Des chercheurs ont utilisé la technologie d’édition de gènes CRISPR pour insérer un gène porté à la fois par Neandertal et l’Homme de Denisova dans le code génétique de plusieurs souris de laboratoire. L’objectif de cette étude était de comprendre comment il aurait pu contribuer à la forme corporelle de nos cousins disparus.
Le gène GLI3 chez Neandertal et Denisova
Le gène en question est connu sous le nom de GLI3. Il fait partie de la famille des gènes GLI qui jouent un rôle clé dans la voie de signalisation cellulaire Hedgehog. Cette dernière est essentielle à de nombreux processus de développement et de régénération chez les animaux. Elle joue notamment un rôle crucial dans la formation des tissus et des organes pendant le développement embryonnaire ainsi que dans la régulation de la croissance et de la différenciation cellulaires chez les adultes.
Le gène GLI3 code quant à lui une protéine appelée facteur de transcription qui régule l’expression des autres gènes et participe à la transmission des signaux de la voie de signalisation Hedgehog. Des mutations dans ce gène peuvent alors entraîner des maladies génétiques rares appelées syndromes GLI3. L’un des plus connus est le syndrome de Greig cephalopolysyndactyly qui se caractérise par des déformations du crâne et du visage ou une polydactylie (doigts et orteils supplémentaires), entre autres malformations.
Nous savons que Neandertal et Denisova, deux anciens cousins disparus, portaient tous deux une version légèrement modifiée de ce gène GLI3. Cependant, aucune de ces espèces anciennes n’avait un nombre anormal de doigts ou des malformations crâniennes potentiellement mortelles. En revanche, nous savons que ces espèces d’hominidés présentaient plusieurs caractéristiques morphologiques qui différaient de celles des humains modernes, dont des crânes allongés et bas, des arcades sourcilières plus larges et des cages thoraciques plus larges.
Pour déterminer comment la forme ancienne du gène GLI3 aurait pu être à l’origine de ces différences morphologiques, des chercheurs ont décidé de l’intégrer dans le génome de plusieurs souris pour observer les conséquences de sa présence.

Une responsabilité
Il est ressorti de cette analyse que les rongeurs portant une version défectueuse de ce gène, comme observé parfois chez les humains, avaient développé de graves déformations du crâne et du cerveau ainsi qu’une polydactylie, illustrant à quel point une version fonctionnelle du gène est essentielle à une croissance embryonnaire saine.
En revanche, les souris conçues pour porter la version du gène archaïque possédée par les Néandertaliens et les Dénisoviens ont présenté des structures squelettiques modifiées, telles qu’un crâne élargi.

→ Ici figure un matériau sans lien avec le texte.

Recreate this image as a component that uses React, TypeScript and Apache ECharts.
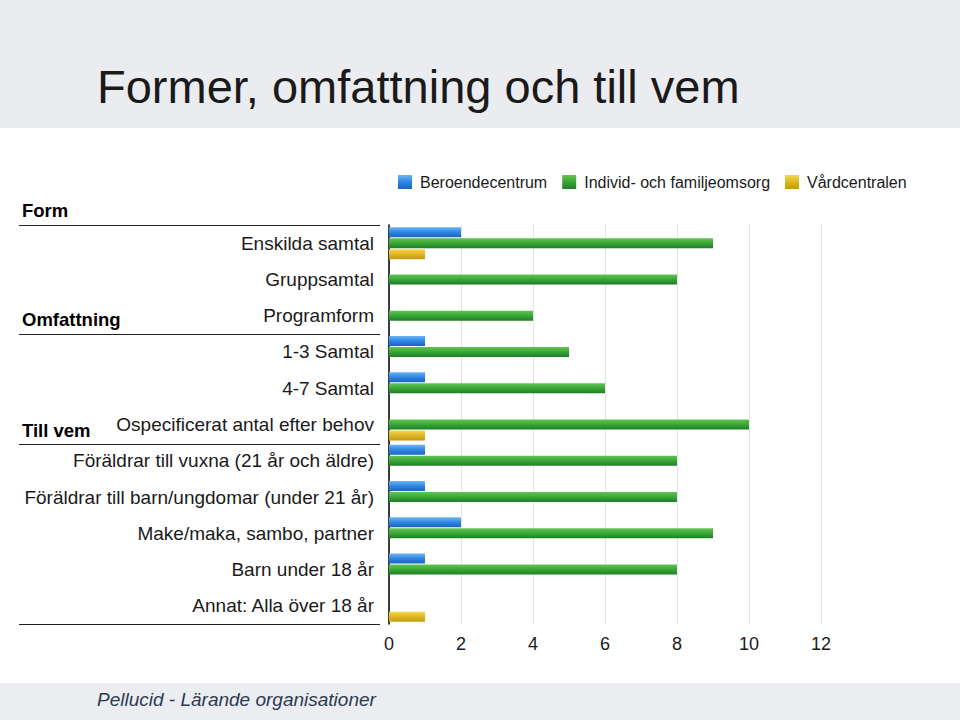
import React, { useEffect, useRef } from "react";
import * as echarts from "echarts";

const categories = [
  "Enskilda samtal",
  "Gruppsamtal",
  "Programform",
  "1-3 Samtal",
  "4-7 Samtal",
  "Ospecificerat antal efter behov",
  "Föräldrar till vuxna (21 år och äldre)",
  "Föräldrar till barn/ungdomar (under 21 år)",
  "Make/maka, sambo, partner",
  "Barn under 18 år",
  "Annat: Alla över 18 år",
];

const seriesNames = ["Beroendecentrum", "Individ- och familjeomsorg", "Vårdcentralen"];
const beroendecentrum = [2, 0, 0, 1, 1, 0, 1, 1, 2, 1, 0];
const individFamilj = [9, 8, 4, 5, 6, 10, 8, 8, 9, 8, 0];
const vardcentralen = [1, 0, 0, 0, 0, 1, 0, 0, 0, 0, 1];
const xTicks = { min: 0, max: 12, interval: 2 };

const title = "Former, omfattning och till vem";
const footer = "Pellucid - Lärande organisationer";
const groupLabels = ["Form", "Omfattning", "Till vem"];

const FONT = "'Liberation Sans', Helvetica, Arial, sans-serif";

function grad(top: string, mid: string, bottom: string) {
  return new echarts.graphic.LinearGradient(0, 0, 0, 1, [
    { offset: 0, color: top },
    { offset: 0.5, color: mid },
    { offset: 1, color: bottom },
  ]);
}

export default function App() {
  const ref = useRef<HTMLDivElement>(null);
  useEffect(() => {
    if (!ref.current) return;
    const chart = echarts.init(ref.current, null, { renderer: "svg" });
    const colors = [
      grad("#6ab4f5", "#2f86e0", "#1a64c4"),
      grad("#62c452", "#3aa638", "#1c7f26"),
      grad("#f4d84a", "#e0b525", "#c29a12"),
    ];
    const dataSets = [beroendecentrum, individFamilj, vardcentralen];
    chart.setOption({
      animation: false,
      backgroundColor: "#ffffff",
      textStyle: { fontFamily: FONT },
      graphic: [
        { type: "rect", shape: { x: 0, y: 0, width: 960, height: 128 }, style: { fill: "#ebecf0" }, silent: true },
        { type: "rect", shape: { x: 0, y: 683, width: 960, height: 37 }, style: { fill: "#ecedf0" }, silent: true },
        {
          type: "text", left: 97, top: 63,
          style: { text: title, font: `47px ${FONT}`, fill: "#1a1a1a" },
        },
        {
          type: "text", left: 97, top: 690,
          style: { text: footer, font: `italic 19px ${FONT}`, fill: "#2c3a52" },
        },
        { type: "text", left: 22, top: 201, style: { text: groupLabels[0], font: `bold 18.5px ${FONT}`, fill: "#000" } },
        { type: "text", left: 22, top: 310, style: { text: groupLabels[1], font: `bold 18.5px ${FONT}`, fill: "#000" } },
        { type: "text", left: 22, top: 421, style: { text: groupLabels[2], font: `bold 18.5px ${FONT}`, fill: "#000" } },
        { type: "line", shape: { x1: 19, y1: 225.5, x2: 380, y2: 225.5 }, style: { stroke: "#222", lineWidth: 1.2 } },
        { type: "line", shape: { x1: 19, y1: 334.5, x2: 380, y2: 334.5 }, style: { stroke: "#222", lineWidth: 1.2 } },
        { type: "line", shape: { x1: 19, y1: 444.5, x2: 380, y2: 444.5 }, style: { stroke: "#222", lineWidth: 1.2 } },
        { type: "line", shape: { x1: 19, y1: 624.5, x2: 380, y2: 624.5 }, style: { stroke: "#222", lineWidth: 1.2 } },
      ],
      legend: {
        left: 393,
        top: 169,
        icon: "rect",
        itemWidth: 14,
        itemHeight: 14,
        itemGap: 15,
        textStyle: { fontSize: 16, color: "#1a1a1a", fontFamily: FONT, padding: [0, 0, 0, 3] },
        data: seriesNames,
      },
      grid: { left: 389, right: 960 - 821, top: 225, bottom: 720 - 624, containLabel: false },
      xAxis: {
        type: "value",
        min: xTicks.min,
        max: xTicks.max,
        interval: xTicks.interval,
        axisLine: { show: false },
        axisTick: { show: false },
        axisLabel: { fontSize: 18, color: "#1a1a1a", margin: 11, fontFamily: FONT },
        splitLine: { show: true, lineStyle: { color: "#e4e4e4", width: 1 } },
      },
      yAxis: {
        type: "category",
        inverse: true,
        data: categories,
        axisLine: { show: true, lineStyle: { color: "#000", width: 1.5 } },
        axisTick: { show: false },
        axisLabel: { fontSize: 19, color: "#1a1a1a", margin: 15, fontFamily: FONT },
        splitLine: { show: false },
      },
      series: seriesNames.map((name, i) => ({
        name,
        type: "bar",
        data: dataSets[i],
        barWidth: 10,
        barGap: "10%",
        itemStyle: { color: colors[i] },
      })),
    });
    return () => chart.dispose();
  }, []);
  return <div ref={ref} style={{ position: "fixed", left: 0, top: 0, width: 960, height: 720 }} />;
}
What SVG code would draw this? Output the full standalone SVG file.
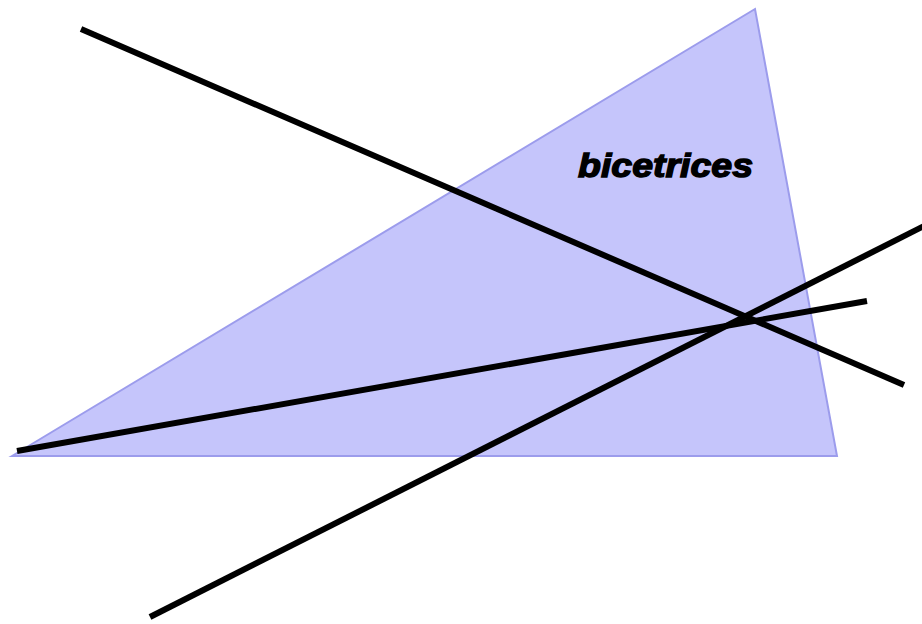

Elles avaient aussi moins de vertèbres et une torsion des côtes plus forte, reflétant les différences entre les humains modernes et les Néandertaliens. Certaines de ces souris présentaient également des formes asymétriques de cage thoracique associées à la scoliose. Or, des études récentes sur les pathologies néandertaliennes ont indiqué que l’espèce éteinte pourrait avoir été sensible à cette déviation anormale de la colonne vertébrale.
Pour les chercheurs, ces résultats confirment que l’ancien gène contribuait effectivement au moins dans une certaine mesure à la morphologie distinctive de nos parents disparus. Les détails de ces travaux, toujours en attente d’examen par les pairs, sont disponibles sur site de préimpression bioRxiv.